Saturday, March 30, 2013

OUSD Continues Its Demographic Transformation

The face of Oakland is continuing its rapid transformation as gentrification draws new families to the area and displaces others.

I crunched the numbers for the past 20 years and came up with a pretty interesting chart showing how Oakland Unified's enrollment has changed. I suspect this is a common theme across all big California cities. But still, I'm not sure people in the Bay Area realize the extent of the transformation.

Here is a chart of OUSD enrollment by ethnicity since 1993 (click to enlarge):

Since the year 2000, the change is striking. Total enrollment is down about 15 percent, while black enrollment has dropped almost in half. Meanwhile, Hispanic enrollment is up about 23 percent, and white enrollment has climbed 40 percent.

This is not a step-function change. It's ongoing. In just the last year, Hispanic enrollment went up 2 percent, while black enrollment dropped 5 percent. In fact, pretty much every year OUSD's black enrollment drops by about 500 students. White enrollment increased almost 5 percent in the past year.

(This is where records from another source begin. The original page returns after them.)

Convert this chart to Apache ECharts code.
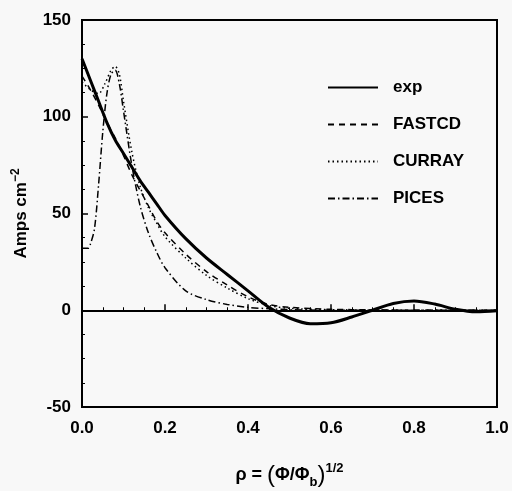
<!DOCTYPE html>
<html>
<head>
<meta charset="utf-8">
<script src="https://cdn.jsdelivr.net/npm/echarts@6/dist/echarts.min.js"></script>
<style>
  html, body { margin: 0; padding: 0; background: #f8f8f8; }
  #chart { width: 512px; height: 491px; }
</style>
</head>
<body>
<div id="chart"></div>
<script>
// [rho, Amps cm^-2]
const expData = [
  [0, 130], [0.02, 119], [0.04, 108], [0.06, 97], [0.08, 88], [0.1, 81],
  [0.12, 74], [0.14, 67], [0.16, 61], [0.18, 55], [0.2, 49], [0.25, 37],
  [0.3, 27], [0.35, 18.5], [0.4, 10], [0.45, 1.5], [0.5, -4], [0.55, -7],
  [0.6, -6.5], [0.65, -3.5], [0.7, 0], [0.75, 3.5], [0.8, 4.8], [0.85, 3.2],
  [0.9, 0.5], [0.95, -0.8], [1.0, -0.3]
];
const fastcdData = [
  [0, 121], [0.02, 114], [0.04, 106], [0.06, 97], [0.08, 89], [0.1, 80],
  [0.12, 70], [0.14, 62], [0.16, 54], [0.18, 46], [0.2, 40], [0.25, 29],
  [0.3, 20], [0.35, 13], [0.4, 7], [0.45, 3], [0.5, 1.5], [0.6, 0.5],
  [0.7, 0.2], [0.8, 0], [1.0, 0]
];
const currayData = [
  [0, 118], [0.02, 114], [0.04, 112], [0.055, 117], [0.07, 124], [0.08, 126],
  [0.09, 122], [0.1, 108], [0.12, 82], [0.14, 64], [0.16, 53], [0.18, 45],
  [0.2, 38], [0.25, 27], [0.3, 18], [0.35, 11.5], [0.4, 6], [0.45, 2.5],
  [0.5, 1], [0.6, 0.3], [0.8, 0], [1.0, 0]
];
const picesData = [
  [0, 32], [0.015, 32], [0.02, 34], [0.03, 42], [0.04, 65], [0.05, 92],
  [0.06, 112], [0.07, 122], [0.08, 124], [0.09, 117], [0.1, 103], [0.12, 75],
  [0.14, 54], [0.16, 40], [0.18, 30], [0.2, 22], [0.25, 10], [0.3, 5.5],
  [0.35, 3], [0.4, 1.5], [0.45, 0.8], [0.5, 0.3], [0.6, 0], [1.0, 0]
];
const seriesNames = ['exp', 'FASTCD', 'CURRAY', 'PICES'];

const chart = echarts.init(document.getElementById('chart'));
const font = 'Liberation Sans, Arial, sans-serif';

function lineSeries(name, data, width, type) {
  return {
    name: name,
    type: 'line',
    data: data,
    showSymbol: false,
    symbol: 'none',
    smooth: 0.3,
    lineStyle: { color: '#000', width: width, type: type },
    itemStyle: { color: '#000' }
  };
}

const series = [
  lineSeries(seriesNames[0], expData, 3, 'solid'),
  lineSeries(seriesNames[1], fastcdData, 1.5, [6, 5]),
  lineSeries(seriesNames[2], currayData, 1.5, [1.5, 3]),
  lineSeries(seriesNames[3], picesData, 1.5, [7, 3, 1.5, 3])
];
// thin zero line
series[0].markLine = {
  silent: true,
  symbol: 'none',
  label: { show: false },
  lineStyle: { color: '#000', width: 1, type: 'solid' },
  data: [{ yAxis: 0 }]
};

chart.setOption({
  backgroundColor: '#f8f8f8',
  animation: false,
  textStyle: { fontFamily: font },
  grid: {
    left: 82, right: 15, top: 20, bottom: 84,
    outerBoundsMode: 'none',
    containLabel: false,
    show: true, borderColor: '#000', borderWidth: 2,
    backgroundColor: 'transparent'
  },
  legend: {
    orient: 'vertical',
    left: 322, top: 74,
    itemWidth: 50, itemHeight: 16, itemGap: 20,
    data: seriesNames,
    itemStyle: { opacity: 0 },
    textStyle: { color: '#000', fontSize: 17, fontWeight: 'bold', fontFamily: font, padding: [0, 0, 0, 10] }
  },
  xAxis: {
    type: 'value',
    min: 0, max: 1, interval: 0.2,
    axisLine: { lineStyle: { color: '#000', width: 2 } },
    axisTick: { inside: true, length: 6, lineStyle: { color: '#000', width: 1.5 } },
    minorTick: { show: true, splitNumber: 4, length: 3, lineStyle: { color: '#000' } },
    splitLine: { show: false },
    axisLabel: {
      color: '#000', fontSize: 17, fontWeight: 'bold', margin: 13,
      formatter: v => v.toFixed(1)
    },
    name: '{a|ρ = }{q|(}{a|Φ/Φ}{s|b}{q|)}{p|1/2}',
    nameLocation: 'middle',
    nameGap: 55,
    nameTextStyle: {
      rich: {
        a: { fontSize: 18, fontWeight: 'bold', color: '#000', fontFamily: font },
        q: { fontSize: 24, color: '#000', fontFamily: font },
        s: { fontSize: 13, fontWeight: 'bold', color: '#000', fontFamily: font, verticalAlign: 'bottom', padding: [10, 0, 0, 0] },
        p: { fontSize: 13, fontWeight: 'bold', color: '#000', fontFamily: font, verticalAlign: 'top', padding: [0, 0, 14, 0] }
      }
    }
  },
  yAxis: {
    type: 'value',
    min: -50, max: 150, interval: 50,
    axisLine: { lineStyle: { color: '#000', width: 2 } },
    axisTick: { inside: true, length: 6, lineStyle: { color: '#000', width: 1.5 } },
    minorTick: { show: true, splitNumber: 4, length: 3, lineStyle: { color: '#000' } },
    splitLine: { show: false },
    axisLabel: { color: '#000', fontSize: 17, fontWeight: 'bold', margin: 11 },
    name: '{a|Amps cm}{p|−2}',
    nameLocation: 'middle',
    nameRotate: 90,
    nameGap: 50,
    nameTextStyle: {
      rich: {
        a: { fontSize: 17, fontWeight: 'bold', color: '#000', fontFamily: font },
        p: { fontSize: 12, fontWeight: 'bold', color: '#000', fontFamily: font, verticalAlign: 'top', padding: [0, 0, 10, 0] }
      }
    }
  },
  series: series
});
</script>
</body>
</html>
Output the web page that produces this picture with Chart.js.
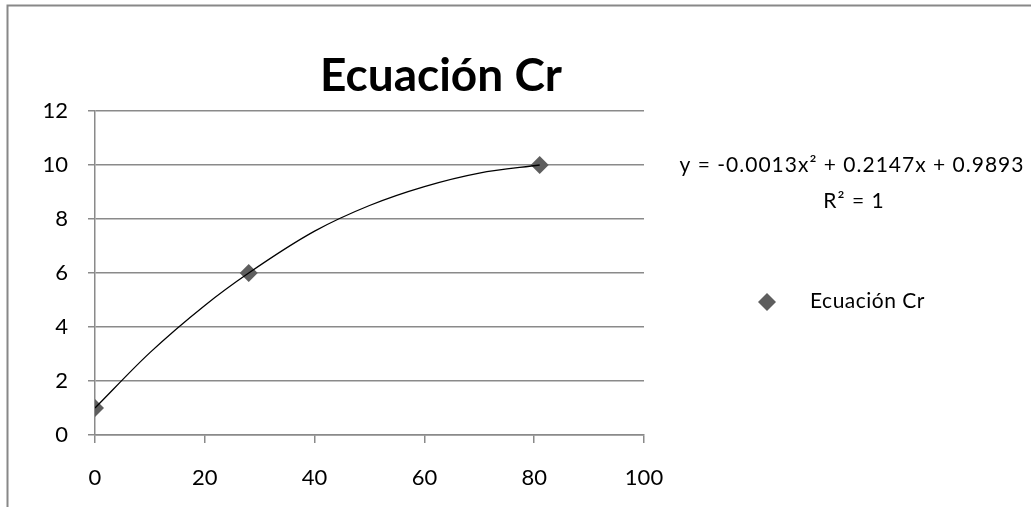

I'm not sure what all these changes mean. I do know that large areas of Oakland suffer from reduced residential values almost completely because of the school system (crime plays a role as well, but schools are the controlling factor).

Scores are improving, and that is probably causing more upper-income families to consider sending their kids to public schools. Meanwhile this huge demographic shift is underway.

One other thing I'd note is that some of the top-API schools in Oakland are charters, including the very successful KIPP school, which has almost 100 percent minority students. Point being, looking at ethnicity doesn't tell the whole story by any means.

Given this backdrop of improving conditions, it would be great to see Oakland open magnet middle and high schools.

Oakland Housing Bubble Back?

Amid the constant reports of burglaries, murders and other crime problems in Oakland, it's surprising to see Oakland in the middle of housing bidding wars.

Here's an article you should check out. I'm not sure it's particularly actionable, but it's interesting nonetheless.

A couple key quotes:
Buyers looking at homes priced at $1 million and above in the Oakland area are bidding 20 percent to 40 percent above list price, Garner said.

To drum up sellers for her buyers, Garner's getting in touch with the owners of last year's expired listings. She also advises buyers to talk to their friends, and at community gatherings like farmer's markets she puts out the word that it's a sellers' market.

The buyer had made an offer on a home but lost out when the home sold for $400,000 more than the list price. Her client could have afforded to purchase at that price, but got cold feet about paying so much above the list price -- about 30 percent -- and dropped out.

I believe a key background to all of this is the rapid progress of gentrification in the area.